— BEGIN DATA PROVIDED —
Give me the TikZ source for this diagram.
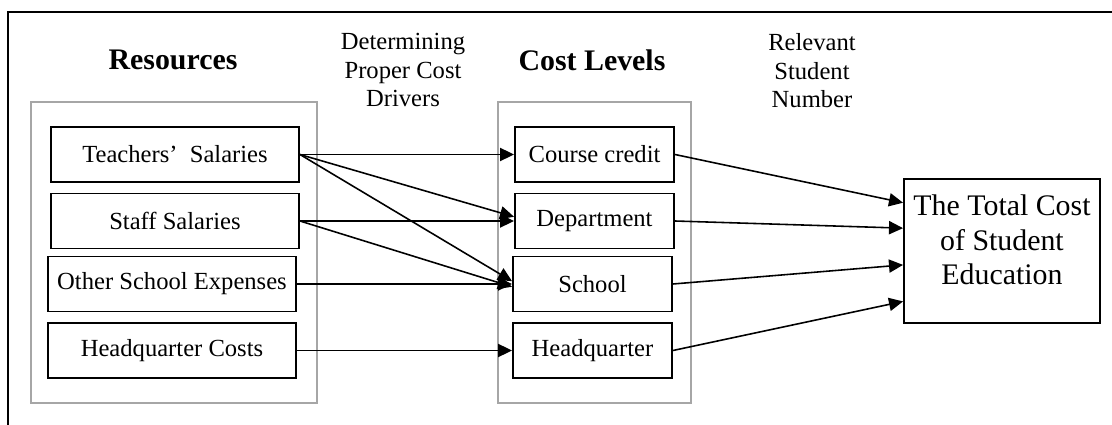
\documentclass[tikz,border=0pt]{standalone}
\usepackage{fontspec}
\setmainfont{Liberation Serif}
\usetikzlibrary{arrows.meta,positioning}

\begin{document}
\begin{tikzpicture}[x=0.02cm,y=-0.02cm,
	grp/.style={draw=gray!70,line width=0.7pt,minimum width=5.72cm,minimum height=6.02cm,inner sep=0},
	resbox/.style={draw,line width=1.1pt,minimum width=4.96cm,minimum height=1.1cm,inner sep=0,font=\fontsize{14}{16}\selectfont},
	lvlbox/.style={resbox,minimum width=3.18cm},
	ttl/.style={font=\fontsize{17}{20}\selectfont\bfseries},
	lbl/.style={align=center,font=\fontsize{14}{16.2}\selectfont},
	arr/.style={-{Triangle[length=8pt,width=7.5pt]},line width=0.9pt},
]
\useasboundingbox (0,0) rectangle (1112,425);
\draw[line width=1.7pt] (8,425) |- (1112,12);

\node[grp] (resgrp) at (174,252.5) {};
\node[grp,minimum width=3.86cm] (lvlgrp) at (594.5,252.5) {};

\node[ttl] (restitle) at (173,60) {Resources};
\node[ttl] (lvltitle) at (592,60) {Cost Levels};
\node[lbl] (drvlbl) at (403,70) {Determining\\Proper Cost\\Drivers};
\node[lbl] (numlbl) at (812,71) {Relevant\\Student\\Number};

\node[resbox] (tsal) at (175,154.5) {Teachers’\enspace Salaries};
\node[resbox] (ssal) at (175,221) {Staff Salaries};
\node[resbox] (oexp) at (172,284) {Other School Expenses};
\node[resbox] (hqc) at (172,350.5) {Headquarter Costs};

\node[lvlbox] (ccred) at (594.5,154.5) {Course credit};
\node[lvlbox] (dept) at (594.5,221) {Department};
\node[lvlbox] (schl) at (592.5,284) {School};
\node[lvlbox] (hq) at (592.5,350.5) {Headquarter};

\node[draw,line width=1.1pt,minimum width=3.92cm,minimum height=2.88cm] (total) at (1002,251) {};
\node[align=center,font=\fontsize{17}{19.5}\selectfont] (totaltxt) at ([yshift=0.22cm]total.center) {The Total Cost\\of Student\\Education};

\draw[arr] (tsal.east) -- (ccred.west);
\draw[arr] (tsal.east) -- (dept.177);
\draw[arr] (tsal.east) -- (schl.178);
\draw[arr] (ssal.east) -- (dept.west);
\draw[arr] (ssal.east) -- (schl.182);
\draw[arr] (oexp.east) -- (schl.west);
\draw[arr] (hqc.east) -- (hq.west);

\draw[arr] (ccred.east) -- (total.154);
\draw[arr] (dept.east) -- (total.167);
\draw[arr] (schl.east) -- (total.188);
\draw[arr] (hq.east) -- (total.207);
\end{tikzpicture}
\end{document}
— END DATA PROVIDED —
DESCRIPTION OF THE TASK:
Give back exactly the lines from the first line of the data through the line with "(8,425) |- (1112,12);", pictures excluded.

RESULT FOR THIS TASK:
Give me the TikZ source for this diagram.
\documentclass[tikz,border=0pt]{standalone}
\usepackage{fontspec}
\setmainfont{Liberation Serif}
\usetikzlibrary{arrows.meta,positioning}

\begin{document}
\begin{tikzpicture}[x=0.02cm,y=-0.02cm,
	grp/.style={draw=gray!70,line width=0.7pt,minimum width=5.72cm,minimum height=6.02cm,inner sep=0},
	resbox/.style={draw,line width=1.1pt,minimum width=4.96cm,minimum height=1.1cm,inner sep=0,font=\fontsize{14}{16}\selectfont},
	lvlbox/.style={resbox,minimum width=3.18cm},
	ttl/.style={font=\fontsize{17}{20}\selectfont\bfseries},
	lbl/.style={align=center,font=\fontsize{14}{16.2}\selectfont},
	arr/.style={-{Triangle[length=8pt,width=7.5pt]},line width=0.9pt},
]
\useasboundingbox (0,0) rectangle (1112,425);
\draw[line width=1.7pt] (8,425) |- (1112,12);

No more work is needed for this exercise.